● **Stated task**
It is required that the lines from the top of the listing through the line with "import seaborn as sns" be reproduced exactly, excluding pictures.

● **Supplied material**
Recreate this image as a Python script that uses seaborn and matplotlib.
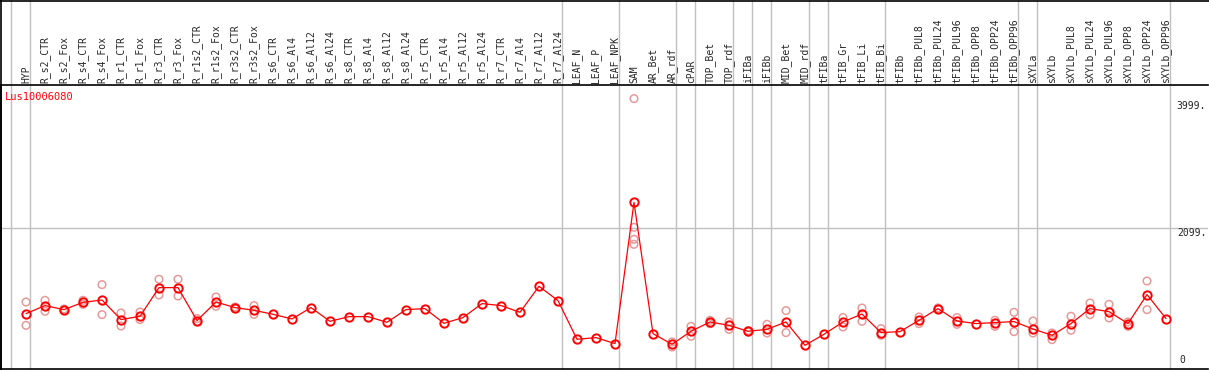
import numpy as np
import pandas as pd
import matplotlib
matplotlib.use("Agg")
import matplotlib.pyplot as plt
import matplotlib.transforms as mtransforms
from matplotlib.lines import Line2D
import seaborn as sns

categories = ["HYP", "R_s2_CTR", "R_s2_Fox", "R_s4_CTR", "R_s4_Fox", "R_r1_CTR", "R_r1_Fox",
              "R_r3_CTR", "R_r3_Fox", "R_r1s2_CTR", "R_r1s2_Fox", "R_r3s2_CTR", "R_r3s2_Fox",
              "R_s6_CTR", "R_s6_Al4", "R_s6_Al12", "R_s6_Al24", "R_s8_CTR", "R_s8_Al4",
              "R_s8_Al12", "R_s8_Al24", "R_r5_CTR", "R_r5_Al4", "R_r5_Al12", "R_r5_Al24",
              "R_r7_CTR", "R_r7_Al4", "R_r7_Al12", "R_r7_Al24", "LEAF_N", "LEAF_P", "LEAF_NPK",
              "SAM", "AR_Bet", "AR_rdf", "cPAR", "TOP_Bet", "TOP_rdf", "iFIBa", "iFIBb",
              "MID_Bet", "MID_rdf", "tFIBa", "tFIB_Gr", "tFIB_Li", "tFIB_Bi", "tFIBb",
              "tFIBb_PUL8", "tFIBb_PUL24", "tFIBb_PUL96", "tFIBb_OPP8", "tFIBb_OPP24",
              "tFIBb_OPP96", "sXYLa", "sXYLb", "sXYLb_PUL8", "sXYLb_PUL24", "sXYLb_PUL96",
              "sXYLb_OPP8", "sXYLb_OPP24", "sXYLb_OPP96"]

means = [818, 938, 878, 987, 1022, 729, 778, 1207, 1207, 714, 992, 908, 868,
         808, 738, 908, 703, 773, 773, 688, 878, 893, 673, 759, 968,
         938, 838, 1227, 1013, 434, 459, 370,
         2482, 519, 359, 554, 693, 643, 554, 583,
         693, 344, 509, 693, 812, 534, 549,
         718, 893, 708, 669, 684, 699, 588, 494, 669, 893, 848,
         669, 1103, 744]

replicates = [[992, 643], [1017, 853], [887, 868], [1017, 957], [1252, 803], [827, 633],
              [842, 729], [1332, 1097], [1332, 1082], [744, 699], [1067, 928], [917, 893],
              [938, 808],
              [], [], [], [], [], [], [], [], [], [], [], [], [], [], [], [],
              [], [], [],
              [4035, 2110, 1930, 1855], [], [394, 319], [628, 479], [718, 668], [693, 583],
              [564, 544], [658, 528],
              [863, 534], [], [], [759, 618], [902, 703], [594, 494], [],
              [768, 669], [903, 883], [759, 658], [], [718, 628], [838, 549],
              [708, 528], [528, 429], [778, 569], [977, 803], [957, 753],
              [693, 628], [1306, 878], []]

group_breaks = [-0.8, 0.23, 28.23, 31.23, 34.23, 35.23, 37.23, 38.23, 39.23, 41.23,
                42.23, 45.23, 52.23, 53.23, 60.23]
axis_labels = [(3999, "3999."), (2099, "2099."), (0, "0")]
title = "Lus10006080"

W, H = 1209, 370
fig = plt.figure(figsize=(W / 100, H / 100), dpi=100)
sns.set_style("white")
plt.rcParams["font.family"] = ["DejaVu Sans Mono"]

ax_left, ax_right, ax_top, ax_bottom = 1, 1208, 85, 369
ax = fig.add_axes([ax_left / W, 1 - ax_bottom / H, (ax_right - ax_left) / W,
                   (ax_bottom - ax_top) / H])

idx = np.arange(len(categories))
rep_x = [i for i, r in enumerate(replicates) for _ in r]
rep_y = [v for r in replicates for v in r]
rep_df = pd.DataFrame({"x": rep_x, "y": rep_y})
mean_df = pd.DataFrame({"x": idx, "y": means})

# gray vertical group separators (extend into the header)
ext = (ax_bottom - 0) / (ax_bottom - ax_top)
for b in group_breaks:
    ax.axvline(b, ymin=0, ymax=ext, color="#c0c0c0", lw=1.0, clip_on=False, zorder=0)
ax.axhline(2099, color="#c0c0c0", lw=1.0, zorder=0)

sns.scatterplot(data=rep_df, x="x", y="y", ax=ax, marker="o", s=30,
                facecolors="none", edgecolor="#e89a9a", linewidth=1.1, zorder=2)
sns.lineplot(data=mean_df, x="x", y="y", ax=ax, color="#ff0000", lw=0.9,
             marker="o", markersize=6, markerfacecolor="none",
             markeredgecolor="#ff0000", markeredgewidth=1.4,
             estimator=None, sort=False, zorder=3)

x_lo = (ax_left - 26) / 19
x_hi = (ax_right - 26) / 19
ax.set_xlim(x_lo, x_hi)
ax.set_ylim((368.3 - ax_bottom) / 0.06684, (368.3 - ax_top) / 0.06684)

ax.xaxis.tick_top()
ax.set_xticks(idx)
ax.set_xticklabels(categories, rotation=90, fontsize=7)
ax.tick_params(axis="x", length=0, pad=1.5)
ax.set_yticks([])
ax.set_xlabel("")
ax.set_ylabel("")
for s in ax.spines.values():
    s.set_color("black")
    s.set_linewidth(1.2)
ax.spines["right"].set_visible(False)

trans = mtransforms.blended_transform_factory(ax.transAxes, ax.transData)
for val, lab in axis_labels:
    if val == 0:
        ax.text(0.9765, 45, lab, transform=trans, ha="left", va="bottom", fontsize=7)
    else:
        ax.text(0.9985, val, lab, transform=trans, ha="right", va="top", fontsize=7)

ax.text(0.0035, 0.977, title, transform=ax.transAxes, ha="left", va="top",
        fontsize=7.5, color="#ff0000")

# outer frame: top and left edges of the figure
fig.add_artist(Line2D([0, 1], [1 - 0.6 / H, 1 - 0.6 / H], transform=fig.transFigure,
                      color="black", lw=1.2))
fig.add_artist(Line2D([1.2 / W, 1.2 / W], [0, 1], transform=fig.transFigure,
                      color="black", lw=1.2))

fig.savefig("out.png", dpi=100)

● **Task solution**
Recreate this image as a Python script that uses seaborn and matplotlib.
import numpy as np
import pandas as pd
import matplotlib
matplotlib.use("Agg")
import matplotlib.pyplot as plt
import matplotlib.transforms as mtransforms
from matplotlib.lines import Line2D
import seaborn as sns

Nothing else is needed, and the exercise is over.